• _WRITTEN REQUEST_: All of the lines below are to be printed again exactly; images are excluded from the output.
· · · · · · ·
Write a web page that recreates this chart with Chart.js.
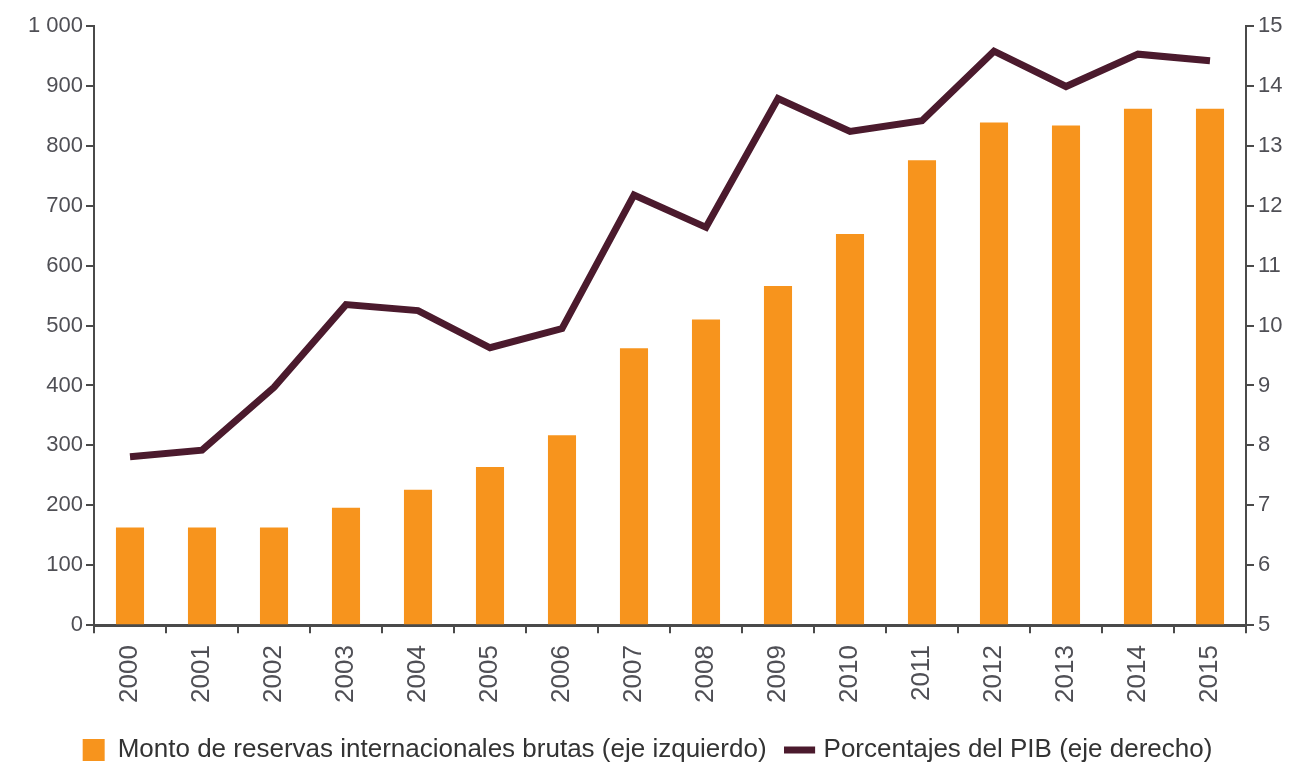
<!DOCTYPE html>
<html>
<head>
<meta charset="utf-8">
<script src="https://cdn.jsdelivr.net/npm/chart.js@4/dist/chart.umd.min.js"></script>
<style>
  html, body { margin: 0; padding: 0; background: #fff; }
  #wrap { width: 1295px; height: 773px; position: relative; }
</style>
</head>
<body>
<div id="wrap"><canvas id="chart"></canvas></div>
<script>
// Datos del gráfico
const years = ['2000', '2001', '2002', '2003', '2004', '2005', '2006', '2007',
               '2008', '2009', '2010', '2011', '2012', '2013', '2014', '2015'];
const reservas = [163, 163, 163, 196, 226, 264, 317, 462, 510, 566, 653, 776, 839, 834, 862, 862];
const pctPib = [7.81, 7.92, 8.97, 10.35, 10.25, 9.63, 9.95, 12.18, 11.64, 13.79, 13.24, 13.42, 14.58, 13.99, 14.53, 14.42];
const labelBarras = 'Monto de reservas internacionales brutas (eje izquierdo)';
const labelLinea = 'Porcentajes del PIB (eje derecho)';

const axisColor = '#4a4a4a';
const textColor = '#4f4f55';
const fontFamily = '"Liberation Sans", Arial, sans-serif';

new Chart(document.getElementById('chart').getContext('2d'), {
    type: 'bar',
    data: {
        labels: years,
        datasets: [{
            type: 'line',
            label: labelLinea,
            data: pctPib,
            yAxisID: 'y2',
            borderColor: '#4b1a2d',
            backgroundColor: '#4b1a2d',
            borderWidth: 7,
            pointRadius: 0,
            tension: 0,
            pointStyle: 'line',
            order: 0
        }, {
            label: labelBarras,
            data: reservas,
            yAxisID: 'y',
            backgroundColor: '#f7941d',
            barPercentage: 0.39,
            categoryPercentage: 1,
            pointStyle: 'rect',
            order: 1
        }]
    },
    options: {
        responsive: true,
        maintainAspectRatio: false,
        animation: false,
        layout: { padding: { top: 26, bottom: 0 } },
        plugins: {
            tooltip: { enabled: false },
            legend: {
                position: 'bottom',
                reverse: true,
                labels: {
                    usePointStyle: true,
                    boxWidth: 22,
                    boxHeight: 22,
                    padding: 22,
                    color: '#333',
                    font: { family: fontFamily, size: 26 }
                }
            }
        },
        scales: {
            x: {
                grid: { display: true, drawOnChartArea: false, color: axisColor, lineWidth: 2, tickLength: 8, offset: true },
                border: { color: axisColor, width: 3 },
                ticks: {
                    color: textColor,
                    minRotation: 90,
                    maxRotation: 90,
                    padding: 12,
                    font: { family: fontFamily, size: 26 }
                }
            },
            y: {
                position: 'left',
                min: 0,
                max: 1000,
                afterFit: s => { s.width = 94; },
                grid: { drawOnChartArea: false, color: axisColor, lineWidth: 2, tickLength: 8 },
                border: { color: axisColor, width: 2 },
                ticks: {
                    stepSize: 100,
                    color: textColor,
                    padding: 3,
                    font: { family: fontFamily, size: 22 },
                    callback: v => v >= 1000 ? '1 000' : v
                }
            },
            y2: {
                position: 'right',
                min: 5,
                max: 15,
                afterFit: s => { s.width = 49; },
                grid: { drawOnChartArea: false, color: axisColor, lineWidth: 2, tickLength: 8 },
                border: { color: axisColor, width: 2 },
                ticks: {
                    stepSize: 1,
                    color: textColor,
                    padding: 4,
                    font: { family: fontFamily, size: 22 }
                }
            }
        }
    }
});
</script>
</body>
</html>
· · · · · · ·
• _EXERCISE RESULT_:
Write a web page that recreates this chart with Chart.js.
<!DOCTYPE html>
<html>
<head>
<meta charset="utf-8">
<script src="https://cdn.jsdelivr.net/npm/chart.js@4/dist/chart.umd.min.js"></script>
<style>
  html, body { margin: 0; padding: 0; background: #fff; }
  #wrap { width: 1295px; height: 773px; position: relative; }
</style>
</head>
<body>
<div id="wrap"><canvas id="chart"></canvas></div>
<script>
// Datos del gráfico
const years = ['2000', '2001', '2002', '2003', '2004', '2005', '2006', '2007',
               '2008', '2009', '2010', '2011', '2012', '2013', '2014', '2015'];
const reservas = [163, 163, 163, 196, 226, 264, 317, 462, 510, 566, 653, 776, 839, 834, 862, 862];
const pctPib = [7.81, 7.92, 8.97, 10.35, 10.25, 9.63, 9.95, 12.18, 11.64, 13.79, 13.24, 13.42, 14.58, 13.99, 14.53, 14.42];
const labelBarras = 'Monto de reservas internacionales brutas (eje izquierdo)';
const labelLinea = 'Porcentajes del PIB (eje derecho)';

const axisColor = '#4a4a4a';
const textColor = '#4f4f55';
const fontFamily = '"Liberation Sans", Arial, sans-serif';

new Chart(document.getElementById('chart').getContext('2d'), {
    type: 'bar',
    data: {
        labels: years,
        datasets: [{
            type: 'line',
            label: labelLinea,
            data: pctPib,
            yAxisID: 'y2',
            borderColor: '#4b1a2d',
            backgroundColor: '#4b1a2d',
            borderWidth: 7,
            pointRadius: 0,
            tension: 0,
            pointStyle: 'line',
            order: 0
        }, {
            label: labelBarras,
            data: reservas,
            yAxisID: 'y',
            backgroundColor: '#f7941d',
            barPercentage: 0.39,
            categoryPercentage: 1,
            pointStyle: 'rect',
            order: 1
        }]
    },
    options: {
        responsive: true,
        maintainAspectRatio: false,
        animation: false,
        layout: { padding: { top: 26, bottom: 0 } },
        plugins: {
            tooltip: { enabled: false },
            legend: {
                position: 'bottom',
                reverse: true,
                labels: {
                    usePointStyle: true,
                    boxWidth: 22,
                    boxHeight: 22,
                    padding: 22,
                    color: '#333',
                    font: { family: fontFamily, size: 26 }
                }
            }
        },
        scales: {
            x: {
                grid: { display: true, drawOnChartArea: false, color: axisColor, lineWidth: 2, tickLength: 8, offset: true },
                border: { color: axisColor, width: 3 },
                ticks: {
                    color: textColor,
                    minRotation: 90,
                    maxRotation: 90,
                    padding: 12,
                    font: { family: fontFamily, size: 26 }
                }
            },
            y: {
                position: 'left',
                min: 0,
                max: 1000,
                afterFit: s => { s.width = 94; },
                grid: { drawOnChartArea: false, color: axisColor, lineWidth: 2, tickLength: 8 },
                border: { color: axisColor, width: 2 },
                ticks: {
                    stepSize: 100,
                    color: textColor,
                    padding: 3,
                    font: { family: fontFamily, size: 22 },
                    callback: v => v >= 1000 ? '1 000' : v
                }
            },
            y2: {
                position: 'right',
                min: 5,
                max: 15,
                afterFit: s => { s.width = 49; },
                grid: { drawOnChartArea: false, color: axisColor, lineWidth: 2, tickLength: 8 },
                border: { color: axisColor, width: 2 },
                ticks: {
                    stepSize: 1,
                    color: textColor,
                    padding: 4,
                    font: { family: fontFamily, size: 22 }
                }
            }
        }
    }
});
</script>
</body>
</html>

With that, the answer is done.